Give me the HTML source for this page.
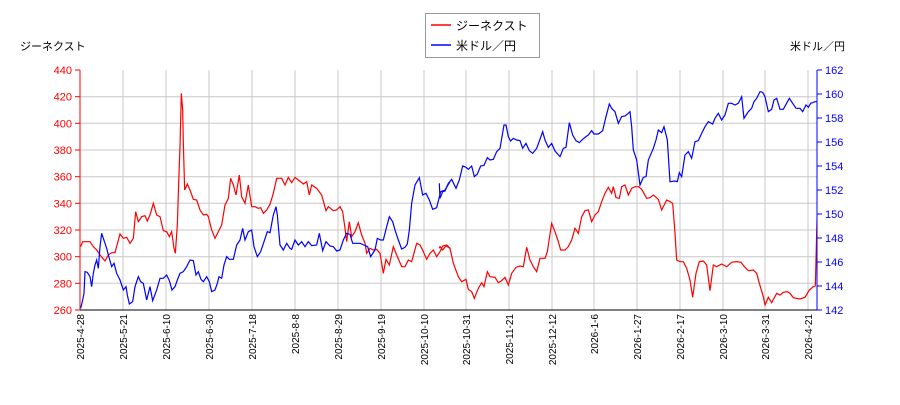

...

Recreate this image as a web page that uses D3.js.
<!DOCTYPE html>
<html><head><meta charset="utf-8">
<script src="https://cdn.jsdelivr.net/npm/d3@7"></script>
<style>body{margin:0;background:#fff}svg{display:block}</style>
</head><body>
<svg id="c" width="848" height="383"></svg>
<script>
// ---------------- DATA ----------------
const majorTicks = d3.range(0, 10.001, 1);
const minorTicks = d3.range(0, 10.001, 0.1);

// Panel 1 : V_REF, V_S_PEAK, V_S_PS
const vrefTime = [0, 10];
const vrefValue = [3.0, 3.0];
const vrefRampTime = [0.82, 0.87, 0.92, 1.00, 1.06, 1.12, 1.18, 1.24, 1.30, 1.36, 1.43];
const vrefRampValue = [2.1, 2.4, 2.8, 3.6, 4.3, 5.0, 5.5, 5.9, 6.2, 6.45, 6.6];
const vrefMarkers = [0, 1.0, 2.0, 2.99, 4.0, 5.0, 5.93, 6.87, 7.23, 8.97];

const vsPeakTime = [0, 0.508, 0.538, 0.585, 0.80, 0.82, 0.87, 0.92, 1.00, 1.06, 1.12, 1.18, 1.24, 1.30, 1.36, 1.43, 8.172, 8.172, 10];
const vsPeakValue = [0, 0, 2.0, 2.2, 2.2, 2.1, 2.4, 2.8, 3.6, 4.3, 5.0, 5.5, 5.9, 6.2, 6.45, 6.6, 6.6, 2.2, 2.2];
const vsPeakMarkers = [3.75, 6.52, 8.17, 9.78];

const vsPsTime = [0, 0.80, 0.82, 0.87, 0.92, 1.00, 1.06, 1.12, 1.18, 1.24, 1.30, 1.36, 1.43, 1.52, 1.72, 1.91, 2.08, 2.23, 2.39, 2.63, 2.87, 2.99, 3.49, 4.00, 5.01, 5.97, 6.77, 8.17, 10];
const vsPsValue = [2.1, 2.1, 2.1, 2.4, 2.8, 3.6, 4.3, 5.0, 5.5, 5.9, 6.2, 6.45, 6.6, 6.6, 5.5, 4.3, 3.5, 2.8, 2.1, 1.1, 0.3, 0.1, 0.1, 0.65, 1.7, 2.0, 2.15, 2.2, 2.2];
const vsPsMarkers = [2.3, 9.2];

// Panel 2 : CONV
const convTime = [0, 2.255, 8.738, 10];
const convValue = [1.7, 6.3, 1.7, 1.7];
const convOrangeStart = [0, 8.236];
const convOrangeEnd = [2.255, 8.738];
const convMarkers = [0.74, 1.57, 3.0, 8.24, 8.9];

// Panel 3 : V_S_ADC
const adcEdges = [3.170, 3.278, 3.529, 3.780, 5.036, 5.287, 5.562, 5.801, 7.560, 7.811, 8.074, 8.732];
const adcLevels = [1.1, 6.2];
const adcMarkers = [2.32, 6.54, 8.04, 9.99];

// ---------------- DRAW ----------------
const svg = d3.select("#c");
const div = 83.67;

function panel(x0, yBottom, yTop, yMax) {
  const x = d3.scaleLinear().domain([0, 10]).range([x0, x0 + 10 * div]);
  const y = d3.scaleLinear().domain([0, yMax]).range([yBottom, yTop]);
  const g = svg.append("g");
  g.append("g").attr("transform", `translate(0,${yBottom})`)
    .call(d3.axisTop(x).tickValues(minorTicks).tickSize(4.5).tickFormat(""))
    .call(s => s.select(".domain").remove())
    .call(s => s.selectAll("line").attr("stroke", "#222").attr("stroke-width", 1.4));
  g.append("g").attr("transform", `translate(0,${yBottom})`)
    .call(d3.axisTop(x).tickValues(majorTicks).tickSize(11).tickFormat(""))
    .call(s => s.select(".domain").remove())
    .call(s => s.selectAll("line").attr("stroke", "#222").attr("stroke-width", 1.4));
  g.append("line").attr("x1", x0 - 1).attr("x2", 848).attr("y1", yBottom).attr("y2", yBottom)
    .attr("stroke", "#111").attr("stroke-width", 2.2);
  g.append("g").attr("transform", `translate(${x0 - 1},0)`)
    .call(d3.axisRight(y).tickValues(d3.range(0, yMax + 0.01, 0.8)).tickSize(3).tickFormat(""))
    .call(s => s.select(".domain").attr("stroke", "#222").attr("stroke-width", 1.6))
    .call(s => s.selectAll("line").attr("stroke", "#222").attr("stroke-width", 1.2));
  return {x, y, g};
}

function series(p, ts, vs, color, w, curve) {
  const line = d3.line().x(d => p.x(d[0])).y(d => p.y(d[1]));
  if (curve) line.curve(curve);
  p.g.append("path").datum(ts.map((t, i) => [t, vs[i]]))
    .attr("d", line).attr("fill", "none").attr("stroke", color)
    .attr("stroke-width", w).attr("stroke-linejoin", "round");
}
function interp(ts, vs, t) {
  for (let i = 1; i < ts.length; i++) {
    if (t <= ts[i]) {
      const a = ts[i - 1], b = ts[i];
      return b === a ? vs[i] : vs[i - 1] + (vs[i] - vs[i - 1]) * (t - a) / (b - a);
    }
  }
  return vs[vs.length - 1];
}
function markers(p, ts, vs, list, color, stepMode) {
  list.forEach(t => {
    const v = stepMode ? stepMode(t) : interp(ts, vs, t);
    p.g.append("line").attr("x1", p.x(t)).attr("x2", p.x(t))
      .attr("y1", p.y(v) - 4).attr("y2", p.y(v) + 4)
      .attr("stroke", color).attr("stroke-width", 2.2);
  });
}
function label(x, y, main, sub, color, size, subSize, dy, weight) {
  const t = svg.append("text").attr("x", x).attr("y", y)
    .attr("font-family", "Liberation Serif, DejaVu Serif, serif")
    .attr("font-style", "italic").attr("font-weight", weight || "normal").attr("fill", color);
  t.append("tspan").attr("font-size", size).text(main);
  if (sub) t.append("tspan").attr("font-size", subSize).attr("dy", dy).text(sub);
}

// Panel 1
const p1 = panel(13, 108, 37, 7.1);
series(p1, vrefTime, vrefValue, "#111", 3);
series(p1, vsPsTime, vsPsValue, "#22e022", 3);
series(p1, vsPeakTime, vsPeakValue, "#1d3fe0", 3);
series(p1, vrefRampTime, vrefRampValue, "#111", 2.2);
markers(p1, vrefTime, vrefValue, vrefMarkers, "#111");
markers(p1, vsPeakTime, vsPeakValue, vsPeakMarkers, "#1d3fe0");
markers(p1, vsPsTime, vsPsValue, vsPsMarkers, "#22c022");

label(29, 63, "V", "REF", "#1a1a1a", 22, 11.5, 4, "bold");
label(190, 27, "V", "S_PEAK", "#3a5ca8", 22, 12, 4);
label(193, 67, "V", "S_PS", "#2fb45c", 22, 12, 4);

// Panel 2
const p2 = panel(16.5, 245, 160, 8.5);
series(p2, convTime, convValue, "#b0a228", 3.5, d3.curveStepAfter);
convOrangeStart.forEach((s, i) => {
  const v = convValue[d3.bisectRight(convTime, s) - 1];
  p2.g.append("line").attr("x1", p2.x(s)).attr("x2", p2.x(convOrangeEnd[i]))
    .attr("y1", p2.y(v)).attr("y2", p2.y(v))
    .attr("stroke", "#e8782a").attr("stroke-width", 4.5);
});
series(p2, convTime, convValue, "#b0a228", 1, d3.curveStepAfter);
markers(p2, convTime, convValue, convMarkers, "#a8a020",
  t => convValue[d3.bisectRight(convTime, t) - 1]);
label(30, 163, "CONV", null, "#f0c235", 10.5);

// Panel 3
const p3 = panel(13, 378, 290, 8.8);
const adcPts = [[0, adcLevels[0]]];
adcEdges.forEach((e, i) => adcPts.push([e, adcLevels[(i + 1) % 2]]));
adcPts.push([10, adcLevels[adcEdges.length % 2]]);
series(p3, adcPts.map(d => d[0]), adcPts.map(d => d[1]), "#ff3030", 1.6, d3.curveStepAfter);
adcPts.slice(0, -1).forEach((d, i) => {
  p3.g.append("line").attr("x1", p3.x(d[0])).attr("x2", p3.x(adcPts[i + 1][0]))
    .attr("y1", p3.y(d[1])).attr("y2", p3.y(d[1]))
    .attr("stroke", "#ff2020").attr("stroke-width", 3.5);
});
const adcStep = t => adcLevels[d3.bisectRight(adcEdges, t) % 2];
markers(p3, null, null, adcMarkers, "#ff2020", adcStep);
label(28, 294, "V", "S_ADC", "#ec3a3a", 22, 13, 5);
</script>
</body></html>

▶ **WRITTEN EXERCISE**: Your task is to give again the lines from the one containing "Recreate this image" to the one containing "const minorTicks = d3.range(0, 10.001, 0.1);", both lines included, exactly and without anything added.

▶ **PROBLEM SOLUTION**:
Recreate this image as a web page that uses D3.js.
<!DOCTYPE html>
<html><head><meta charset="utf-8">
<script src="https://cdn.jsdelivr.net/npm/d3@7"></script>
<style>body{margin:0;background:#fff}svg{display:block}</style>
</head><body>
<svg id="c" width="848" height="383"></svg>
<script>
// ---------------- DATA ----------------
const majorTicks = d3.range(0, 10.001, 1);
const minorTicks = d3.range(0, 10.001, 0.1);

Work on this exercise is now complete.